_What is being asked_
Exclude the pictures, then copy word for word the lines running from the beginning of the records through the line with "var yTicks = [0, 2, 4, 6, 8, 10, 12];".

_Data to process_
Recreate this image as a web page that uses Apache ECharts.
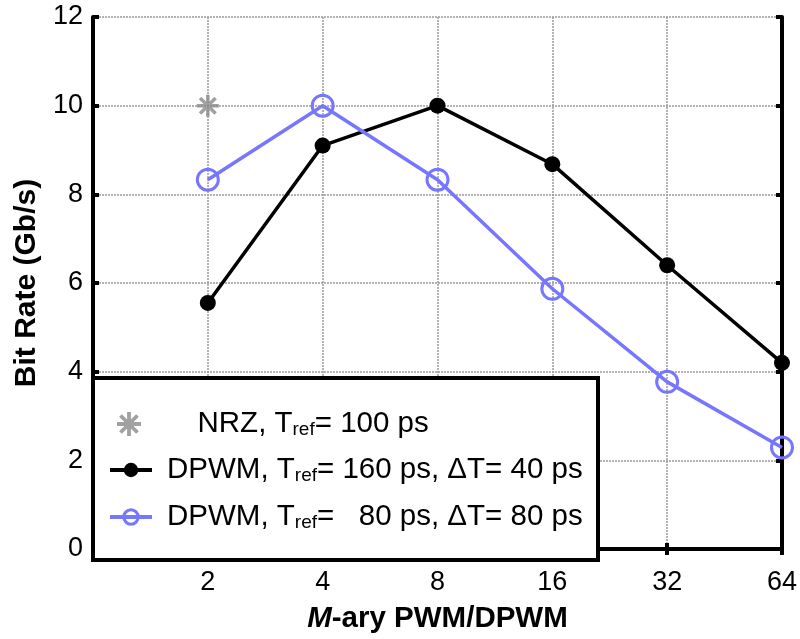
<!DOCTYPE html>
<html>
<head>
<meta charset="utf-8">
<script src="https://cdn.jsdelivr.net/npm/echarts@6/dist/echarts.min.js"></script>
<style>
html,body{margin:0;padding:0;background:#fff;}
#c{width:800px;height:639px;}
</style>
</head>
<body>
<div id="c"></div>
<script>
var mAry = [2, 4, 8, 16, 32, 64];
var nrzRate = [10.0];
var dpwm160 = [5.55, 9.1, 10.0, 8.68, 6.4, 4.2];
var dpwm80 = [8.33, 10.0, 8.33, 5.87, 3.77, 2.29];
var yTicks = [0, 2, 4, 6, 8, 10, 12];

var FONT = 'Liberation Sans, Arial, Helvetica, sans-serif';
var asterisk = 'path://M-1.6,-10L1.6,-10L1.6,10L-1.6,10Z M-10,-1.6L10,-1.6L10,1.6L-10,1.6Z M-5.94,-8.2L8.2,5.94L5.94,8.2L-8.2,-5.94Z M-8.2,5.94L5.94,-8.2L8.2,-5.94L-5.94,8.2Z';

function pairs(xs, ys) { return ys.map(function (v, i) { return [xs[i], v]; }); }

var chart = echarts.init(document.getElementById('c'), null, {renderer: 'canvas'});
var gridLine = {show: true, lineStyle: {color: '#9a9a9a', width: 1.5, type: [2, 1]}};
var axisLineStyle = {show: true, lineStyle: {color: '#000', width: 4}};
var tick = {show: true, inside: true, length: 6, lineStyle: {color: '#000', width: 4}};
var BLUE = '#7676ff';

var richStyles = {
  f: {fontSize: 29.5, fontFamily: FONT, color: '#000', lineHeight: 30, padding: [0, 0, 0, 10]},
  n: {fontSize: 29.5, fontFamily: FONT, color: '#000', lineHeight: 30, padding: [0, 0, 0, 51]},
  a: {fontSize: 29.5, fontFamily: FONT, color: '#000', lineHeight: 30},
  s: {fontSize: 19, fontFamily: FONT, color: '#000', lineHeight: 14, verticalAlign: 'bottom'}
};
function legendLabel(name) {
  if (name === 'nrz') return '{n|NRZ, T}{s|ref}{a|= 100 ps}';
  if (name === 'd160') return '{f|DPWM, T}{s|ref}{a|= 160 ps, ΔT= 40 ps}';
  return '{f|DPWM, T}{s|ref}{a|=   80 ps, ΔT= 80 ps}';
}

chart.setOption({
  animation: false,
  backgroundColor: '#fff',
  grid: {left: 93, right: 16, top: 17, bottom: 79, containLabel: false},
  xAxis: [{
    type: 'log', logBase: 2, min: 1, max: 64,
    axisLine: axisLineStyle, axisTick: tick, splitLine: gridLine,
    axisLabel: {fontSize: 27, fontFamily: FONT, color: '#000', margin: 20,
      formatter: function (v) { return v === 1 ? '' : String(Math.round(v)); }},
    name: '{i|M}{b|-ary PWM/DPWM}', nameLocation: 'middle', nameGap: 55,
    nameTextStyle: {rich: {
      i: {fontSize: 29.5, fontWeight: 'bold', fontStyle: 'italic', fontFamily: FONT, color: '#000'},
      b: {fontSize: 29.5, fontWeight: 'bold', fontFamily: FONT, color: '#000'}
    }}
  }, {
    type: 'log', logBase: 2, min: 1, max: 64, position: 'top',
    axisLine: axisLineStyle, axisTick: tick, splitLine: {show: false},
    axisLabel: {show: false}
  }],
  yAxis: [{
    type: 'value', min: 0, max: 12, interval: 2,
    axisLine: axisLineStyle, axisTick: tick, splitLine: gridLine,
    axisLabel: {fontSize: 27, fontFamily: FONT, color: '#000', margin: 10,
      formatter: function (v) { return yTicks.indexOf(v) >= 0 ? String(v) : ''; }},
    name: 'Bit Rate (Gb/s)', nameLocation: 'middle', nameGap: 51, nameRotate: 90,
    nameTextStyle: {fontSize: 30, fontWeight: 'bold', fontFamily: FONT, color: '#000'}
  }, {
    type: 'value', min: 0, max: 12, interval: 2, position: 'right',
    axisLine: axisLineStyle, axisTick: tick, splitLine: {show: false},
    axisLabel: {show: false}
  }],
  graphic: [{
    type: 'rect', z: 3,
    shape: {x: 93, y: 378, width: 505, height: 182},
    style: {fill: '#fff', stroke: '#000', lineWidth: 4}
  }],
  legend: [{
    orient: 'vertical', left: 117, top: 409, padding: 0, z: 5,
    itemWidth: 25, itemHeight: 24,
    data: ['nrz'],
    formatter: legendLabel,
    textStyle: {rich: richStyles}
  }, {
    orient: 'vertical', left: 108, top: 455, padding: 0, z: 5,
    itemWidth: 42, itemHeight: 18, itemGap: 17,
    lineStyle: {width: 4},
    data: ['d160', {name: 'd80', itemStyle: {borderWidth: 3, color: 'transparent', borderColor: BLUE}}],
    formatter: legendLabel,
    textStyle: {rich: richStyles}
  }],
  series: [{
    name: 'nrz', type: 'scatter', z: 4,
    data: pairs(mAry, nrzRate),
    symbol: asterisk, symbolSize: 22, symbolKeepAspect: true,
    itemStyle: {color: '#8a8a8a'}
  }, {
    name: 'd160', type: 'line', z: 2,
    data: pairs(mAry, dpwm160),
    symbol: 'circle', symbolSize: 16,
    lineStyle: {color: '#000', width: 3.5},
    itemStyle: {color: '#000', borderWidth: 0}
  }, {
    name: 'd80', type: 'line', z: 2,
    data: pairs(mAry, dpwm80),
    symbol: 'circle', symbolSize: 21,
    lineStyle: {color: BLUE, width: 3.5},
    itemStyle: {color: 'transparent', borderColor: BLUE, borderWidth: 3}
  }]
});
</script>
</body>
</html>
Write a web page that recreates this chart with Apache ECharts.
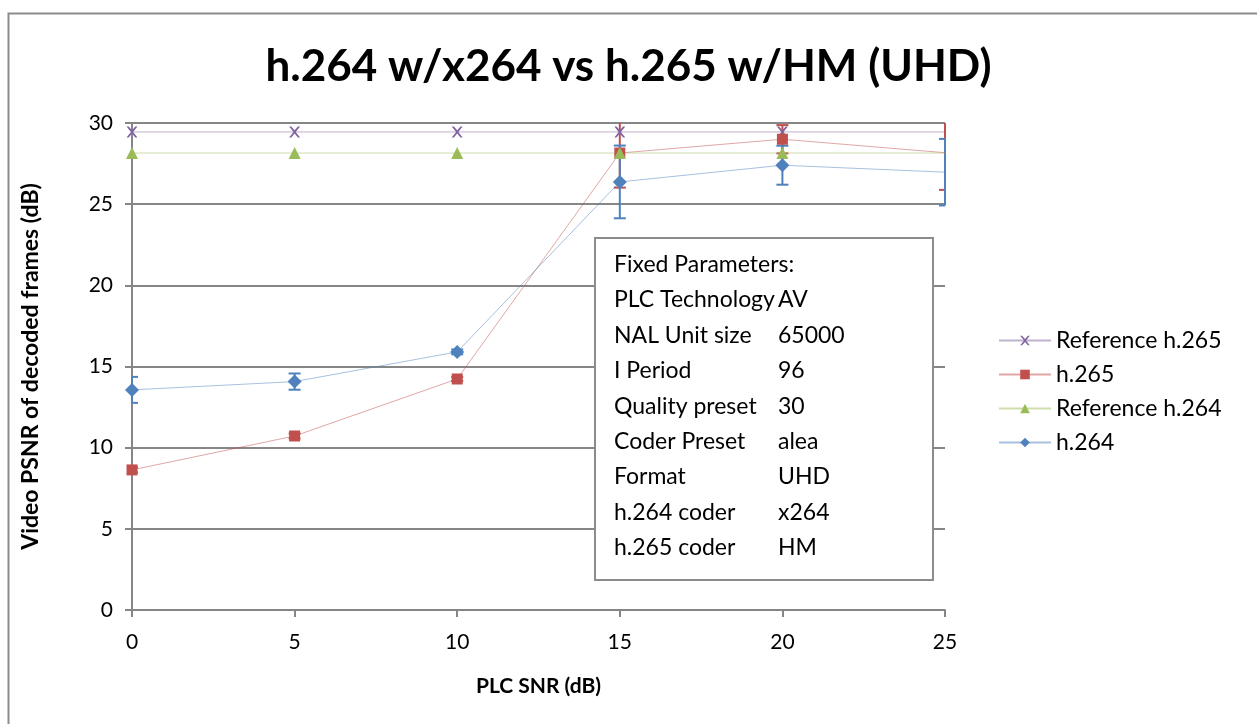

_Exercise response_
Recreate this image as a web page that uses Apache ECharts.
<!DOCTYPE html>
<html>
<head>
<meta charset="utf-8">
<script src="https://cdn.jsdelivr.net/npm/echarts@6/dist/echarts.min.js"></script>
<style>
html,body{margin:0;padding:0;background:#fff;}
#c{width:800px;height:639px;}
</style>
</head>
<body>
<div id="c"></div>
<script>
var mAry = [2, 4, 8, 16, 32, 64];
var nrzRate = [10.0];
var dpwm160 = [5.55, 9.1, 10.0, 8.68, 6.4, 4.2];
var dpwm80 = [8.33, 10.0, 8.33, 5.87, 3.77, 2.29];
var yTicks = [0, 2, 4, 6, 8, 10, 12];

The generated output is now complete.